=== Data block ===

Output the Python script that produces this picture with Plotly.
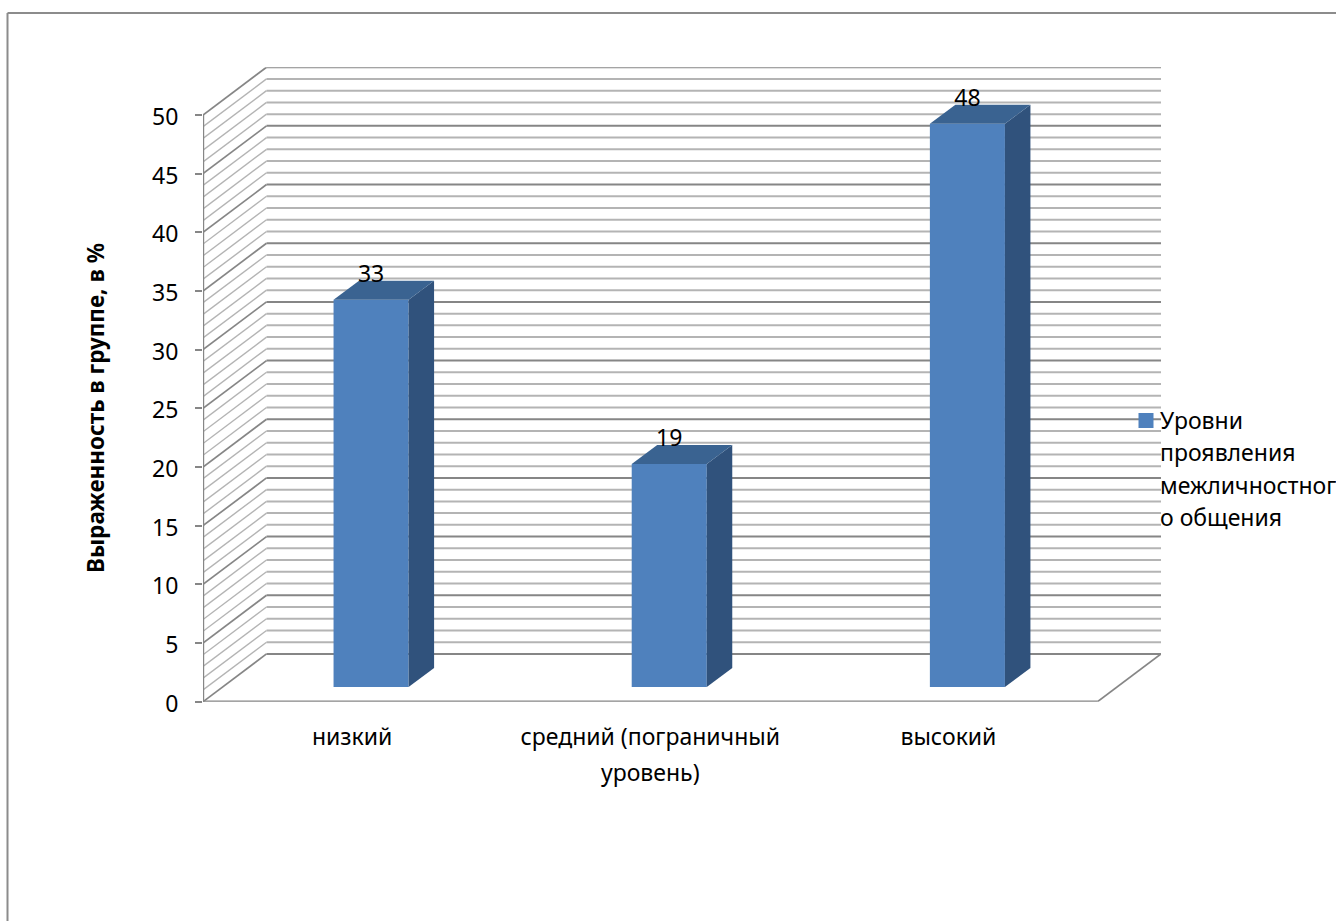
import plotly.graph_objects as go

# Chart data
CATEGORIES = ["низкий", "средний (пограничный", "высокий"]
CATEGORY_SECOND_LINE = "уровень)"
VALUES = [33, 19, 48]
Y_TICKS = [0, 5, 10, 15, 20, 25, 30, 35, 40, 45, 50]
Y_TITLE = "Выраженность в группе, в %"
LEGEND_LINES = ["Уровни", "проявления", "межличностног", "о общения"]

# Page and plot-box geometry, in pixels
W, H = 1336, 921
LEFT, RIGHT = 203, 1161
ZERO_PX, TOP_PX = 701.7, 67.2

# Pseudo-3D offsets, in data units
WALL_DX, WALL_DY = 0.213, 4.07      # depth of the whole box
BAR_OFF_X, BAR_OFF_Y = 0.0637, 1.25 # front face of a bar inside the box
BAR_DX, BAR_DY = 0.0855, 1.62       # depth of a bar
BAR_WIDTH = 0.2517

FONT = "Noto Sans"
FONT_SIZE = 23
TEXT = "#000000"
MAJOR = "#868686"
MINOR = "#b4b4b4"
FRONT = "#4f81bd"
SIDE = "#30527c"
TOP = "#3a6391"

X_MIN, X_MAX = -0.5, 2.5
Y_MAX = 50


def px(x):
    return x / W


def py(y):
    return 1 - y / H


fig = go.Figure()

# Wall and floor lines sit below the bars
shapes = []


def seg(x0, y0, x1, y1, color, width):
    shapes.append(dict(type="line", layer="below", xref="x", yref="y",
                       x0=x0, y0=y0, x1=x1, y1=y1,
                       line=dict(color=color, width=width)))


for v in range(0, Y_MAX + 1):
    major = v % 5 == 0
    color = MAJOR if major else MINOR
    seg(X_MIN, v, X_MIN + WALL_DX, v + WALL_DY, color, 1.7 if major else 1.4)
    seg(X_MIN + WALL_DX, v + WALL_DY, X_MAX + WALL_DX, v + WALL_DY, color, 2)

# Floor outline and the vertical value axis
seg(X_MIN, 0, X_MAX, 0, MAJOR, 2.2)
seg(X_MAX, 0, X_MAX + WALL_DX, WALL_DY, MAJOR, 1.7)
seg(X_MIN, 0, X_MIN, Y_MAX, MAJOR, 2.4)

# Outer frame of the chart area, running to the page's right and bottom edges
for x0, y0, x1, y1 in [(7.5, 13, W, 13), (7.5, 13, 7.5, H)]:
    shapes.append(dict(type="line", xref="paper", yref="paper",
                       x0=px(x0), y0=py(y0), x1=px(x1), y1=py(y1),
                       line=dict(color="#8c8c8c", width=2)))

# Legend swatch
shapes.append(dict(type="rect", xref="paper", yref="paper",
                   x0=px(1138.5), x1=px(1153.5), y0=py(413), y1=py(428),
                   fillcolor=FRONT, line=dict(width=0)))

positions = list(range(len(VALUES)))

# Front faces
fig.add_trace(go.Bar(
    x=[i + BAR_OFF_X for i in positions],
    y=VALUES,
    base=[BAR_OFF_Y] * len(VALUES),
    width=BAR_WIDTH,
    marker=dict(color=FRONT, line=dict(width=0)),
    showlegend=False,
    hoverinfo="skip",
))

# Side and top faces
for i, v in zip(positions, VALUES):
    x0 = i + BAR_OFF_X - BAR_WIDTH / 2
    x1 = i + BAR_OFF_X + BAR_WIDTH / 2
    y0 = BAR_OFF_Y
    y1 = BAR_OFF_Y + v
    fig.add_trace(go.Scatter(
        x=[x1, x1 + BAR_DX, x1 + BAR_DX, x1, x1],
        y=[y0, y0 + BAR_DY, y1 + BAR_DY, y1, y0],
        mode="lines", fill="toself", fillcolor=SIDE,
        line=dict(width=0), showlegend=False, hoverinfo="skip",
    ))
    fig.add_trace(go.Scatter(
        x=[x0, x0 + BAR_DX, x1 + BAR_DX, x1, x0],
        y=[y1, y1 + BAR_DY, y1 + BAR_DY, y1, y1],
        mode="lines", fill="toself", fillcolor=TOP,
        line=dict(width=0), showlegend=False, hoverinfo="skip",
    ))

# Value labels just above each bar
fig.add_trace(go.Scatter(
    x=[i + BAR_OFF_X for i in positions],
    y=[BAR_OFF_Y + v + 2.03 for v in VALUES],
    text=[str(v) for v in VALUES],
    mode="text", textposition="middle center",
    textfont=dict(family=FONT, size=FONT_SIZE, color=TEXT),
    showlegend=False, hoverinfo="skip",
))

annotations = [
    dict(text=Y_TITLE, xref="paper", yref="paper", x=px(95), y=py(408),
         textangle=-90, showarrow=False, xanchor="center", yanchor="middle",
         font=dict(family=FONT, size=22.5, color=TEXT, weight="bold")),
    dict(text=CATEGORY_SECOND_LINE, xref="x", yref="paper", x=1, y=py(772),
         showarrow=False, xanchor="center", yanchor="middle",
         font=dict(family=FONT, size=FONT_SIZE, color=TEXT)),
]
for line, y in zip(LEGEND_LINES, [419.5, 451.5, 484.5, 516.5]):
    annotations.append(dict(text=line, xref="paper", yref="paper", x=px(1160), y=py(y),
                            showarrow=False, xanchor="left", yanchor="middle",
                            xshift=-2,
                            font=dict(family=FONT, size=FONT_SIZE, color=TEXT)))

fig.update_layout(
    width=W, height=H,
    margin=dict(l=0, r=0, t=0, b=0),
    paper_bgcolor="white", plot_bgcolor="rgba(0,0,0,0)",
    shapes=shapes, annotations=annotations,
    showlegend=False,
    xaxis=dict(
        domain=[px(LEFT), px(RIGHT)],
        automargin=False,
        range=[X_MIN, X_MAX + WALL_DX],
        tickmode="array", tickvals=positions, ticktext=CATEGORIES,
        ticks="", showgrid=False, zeroline=False, showline=False,
        ticklabelstandoff=19,
        tickfont=dict(family=FONT, size=FONT_SIZE, color=TEXT),
    ),
    yaxis=dict(
        domain=[py(ZERO_PX), py(TOP_PX)],
        automargin=False,
        range=[0, Y_MAX + WALL_DY],
        tickmode="array", tickvals=Y_TICKS,
        ticks="outside", ticklen=7, tickwidth=2, tickcolor=MAJOR,
        showgrid=False, zeroline=False, showline=False,
        ticklabelstandoff=12, ticklabelshift=2,
        tickfont=dict(family=FONT, size=FONT_SIZE, color=TEXT),
    ),
)

fig.write_html("out.html")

===

What the task requires: Your task is to return the lines above, from the first one up to and including the line containing "ZERO_PX, TOP_PX = 701.7, 67.2", minus any pictures.

Answer below:
Output the Python script that produces this picture with Plotly.
import plotly.graph_objects as go

# Chart data
CATEGORIES = ["низкий", "средний (пограничный", "высокий"]
CATEGORY_SECOND_LINE = "уровень)"
VALUES = [33, 19, 48]
Y_TICKS = [0, 5, 10, 15, 20, 25, 30, 35, 40, 45, 50]
Y_TITLE = "Выраженность в группе, в %"
LEGEND_LINES = ["Уровни", "проявления", "межличностног", "о общения"]

# Page and plot-box geometry, in pixels
W, H = 1336, 921
LEFT, RIGHT = 203, 1161
ZERO_PX, TOP_PX = 701.7, 67.2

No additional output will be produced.